Put That Gun Away

Noticing danger signs means making the appropriate response.


The Washington Metropolitan Police Department, a superb organization defending our nation's capital, patrols a unique landscape. The White House, The Capitol, and the dozens of monuments that populate the area, make for an attractive backdrop. During business hours, thousands of government workers swarm the buildings and streets, barely requiring any policing. Yet when the mass exodus of those employees occurs at five o'clock in the afternoon, and they all head home to the suburbs, the District takes on an entirely different complexion.

Last year in a city with a population of just over half a million, there were 143 homicides; in 2008, 186 murders, this, in a city that formerly prohibited gun ownership. Since lifting the ban, there have been 43 fewer homicides. Coincidence? You decide, but I think whenever citizens are denied the right to bear arms, only the bad guys have guns. In Washington when the sun goes down, the thugs come out to play. Those ambassadors of DC who ensured the city ran smoothly for the temporary day-residents, must now steel themselves to do battle with the knuckle-draggers who come out to prey on the law-abiding residents of the District.

No big deal, that's what we do as cops. We train and prepare ourselves for those scenarios and confrontations that will likely present themselves. Crime prevention means not only structured programs to inform and educate, but it also means having aggressive, street-smart cops on the beat, who by their very appearance and demeanor demonstrate to the cretins on the street that cops run it. Just as the bad guys intimidate and frighten their victims to capitulate, so also do the well-trained, experienced, aggressive cops present that same image to the thugocracy who think the streets belong to them.

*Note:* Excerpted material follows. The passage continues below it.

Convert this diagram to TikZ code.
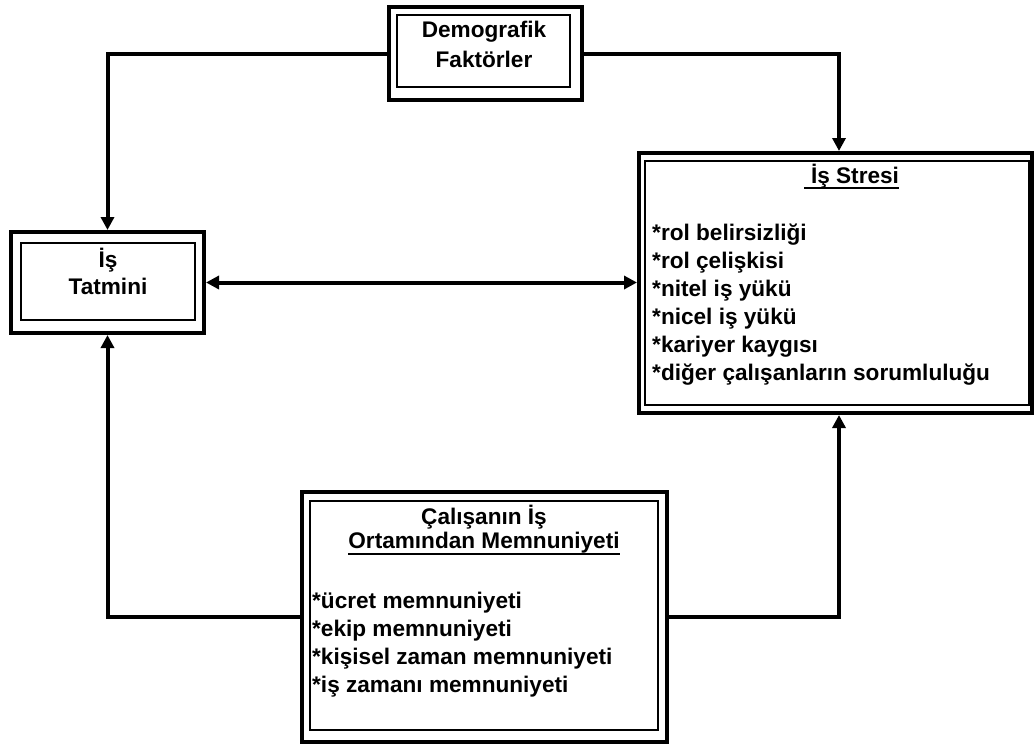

Why do I feel the need to write about this obvious fact of police life? Because today (as I write this) it was reported that a DC cop is facing a ten day suspension for drawing his weapon at a snowball fight. On February 4th, the MPD's internal affairs said the officer acted "confrontational" as he approached a large crowd. Well, I guess any one of us might pull our gun if, as the report states, the group had clubs and shields. In fact, a couple of minutes later a marked unit arrived and a uniformed officer wisely approached the group, also with his weapon drawn at his side.

The back-story is that the officer was off-duty (which I've always found to be a conundrum since we’re expected to take police action 24/7, meaning we're always on-duty) when a man threw a snowball at him. The cop got out of his car and moved toward a large crowd gathered at the intersection. As he approached, he unholstered his weapon - good police work in my estimation - let 'em know who you are and that you mean business.

Here's where the incident takes the inevitable IAD twist. Officials now want to suspend him, not so much for having his weapon out, but for not reporting the man he thought had thrown the snowball at him. Because popular sentiment no longer favors disciplining a cop for pulling his gun, the department decided to obfuscate the issue by turning into a technical issue... a policy violation. I've always said, follow any good street cop during his tour and you're bound to find a policy violation somewhere. Apply that same scrutiny to the bosses - bigger fish - bigger violations. The bottom line: if they want to get you, they can and will.

This backtracking, this convoluted way of getting their pound of flesh, is what's most disconcerting to me. By all accounts, the cop is an experienced, street-smart detective. He knows how to handle thugs and incidents likely to get out of hand. He knows that a show of force will often times de-escalate a situation. His backup unit was on the same page.